As AIG gained popularity, the web scraping technique has experienced exponential growth, allowing for faster and more comprehensive automated data collection, which is then used for training AIG itself. The information that such techniques are capable of extracting is diverse and certainly includes personal data. Consider, for example, contact data, biometric and geolocation data, personal preferences or even browsing behaviors. In such cases, i.e., when web scraping involves the collection of information attributable to an identified or identifiable person, a personal data protection issue arises (for a more in-depth analysis of the additional legal aspects related to and arising from web scraping activities, please refer to our previous contribution, available here, in Italian).

More specifically, in these cases, compliance focuses on the need to identify an appropriate legal basis for the processing of such data and on adhering to the general principles set forth in Regulation (EU) 679/2016 (the “GDPR”). Thus, this means that providers of websites and online platforms, who also act as data controllers, will have to comply with the obligations regarding transparency, publicity, reuse, access, and the adoption of the necessary security measures. Indeed, the fact that personal data is publicly accessible does not equate to consent for its unrestricted use.

The guidelines from the Garante Privacy to website and online platform providers

In addition to the further obligations set on data controllers by the GDPR, the Garante Privacy, through its Information Note, aimed to provide some guidelines to website and online platform providers regarding the measures they could adopt to mitigate the effects of third-party web scraping intended to train AIG systems.

Specifically, the Garante Privacy has identified four different measures (remedial, but not definitive) of a technical, technical-organizational, and legal nature:

  1. creation of restricted areas: this involves setting up areas of the website or platforms that can be accessed only after registration, thus removing the data from public availability. However, the Garante Privacy emphasizes that this measure should not result in excessive data processing by the controller, in breach of the principle of minimization set out in Article 5(1)(c) of the GDPR, for instance by imposing additional and unjustified registration requirements on users;
  2. insertion of specific clauses in the terms of service: this is a purely legal safeguard, operating retrospectively. Indeed, in the event that such clauses should not be complied with, website and platform providers would be entitled to take legal action to claim that the other party is in breach of contract;
  3. network traffic monitoring, by means of a technical device that is able to detect any unusual data flow in and out of a website or online platform, thereby enabling the adoption of appropriate protective countermeasures;
  4. intervention on bots. Since web scraping relies on the use of bots, the Garante Privacy highlights that any technique that can limit bot access represents an effective way to limit the automated data collection activity carried out through such software.

Such techniques include, but are not limited to, the inclusion of CAPTCHA (Completely Automated Public Turing-test-to-tell Computers and Humans Apart) checks, which require an action that can only be performed by a human being, periodic modification of HTML markup, or embedding content or data within multimedia objects, such as images.

However, as pointed out by the Garante Privacy, none of these measures can be considered in itself as sufficient and adequate to completely prevent web scraping techniques.
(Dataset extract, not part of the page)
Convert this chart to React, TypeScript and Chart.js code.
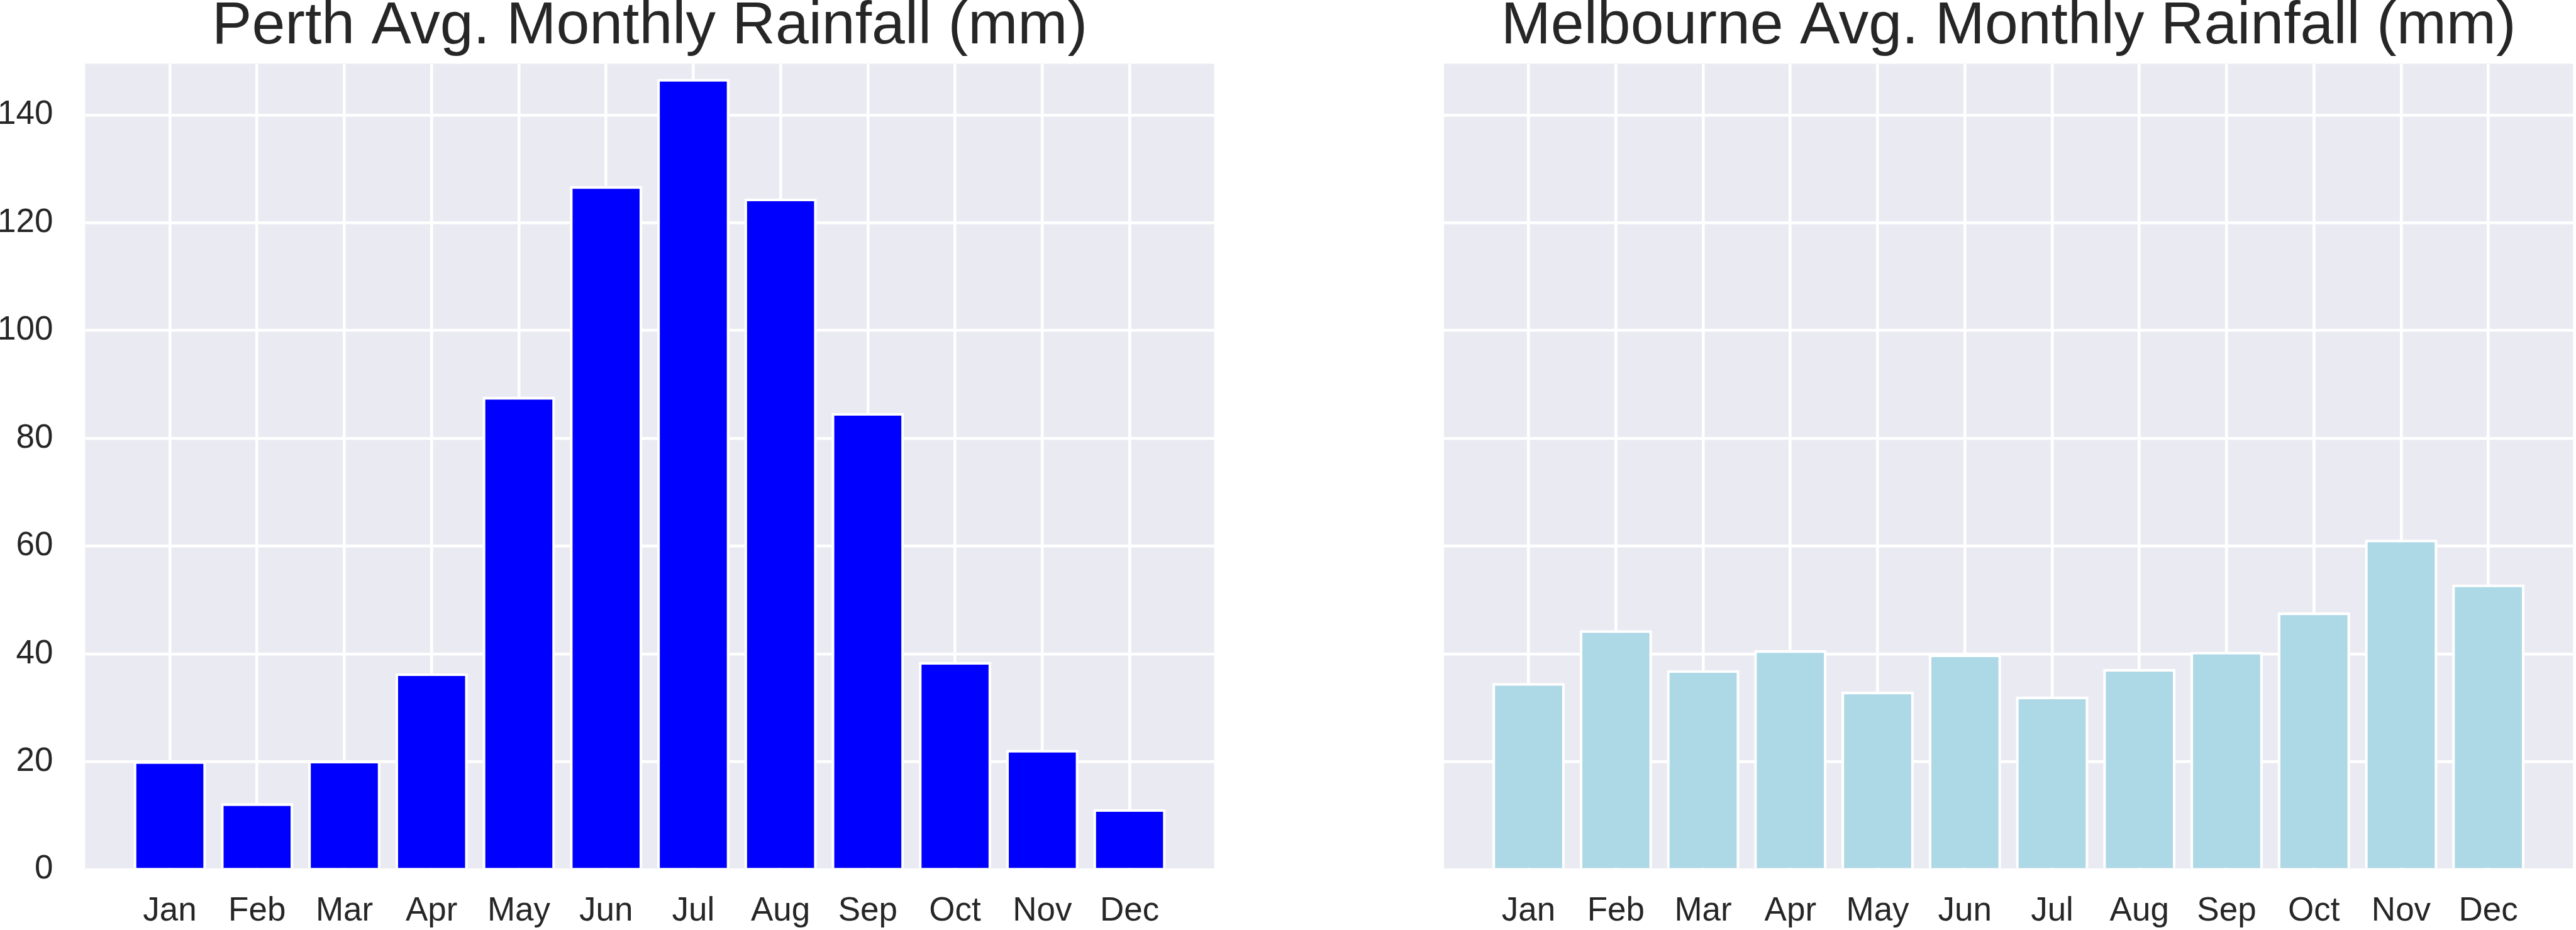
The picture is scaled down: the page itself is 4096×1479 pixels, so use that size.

Therefore, these safeguards shall be implemented based on an independent assessment by the data controller, to be conducted on a case-by-case basis according to the specific context and in compliance with the principle of accountability, as well as with the data protection principles set forth in the GDPR.

The intervention of the Garante Privacy is crucial for promoting greater awareness in the use of AI tools by companies. In this regard, ensuring a balanced and multidisciplinary approach will be essential.

Indeed, while various technical and legal measures may act as deterrents against unauthorized web scraping practices, they could also potentially slow down the innovation of new AIG technologies. Therefore, caution must be exercised in their adoption, balancing the interests involved and implementing preventive and mitigative measures that are proportionate and not overly burdensome. This process should also involve all relevant stakeholders, including technical and legal experts in the field.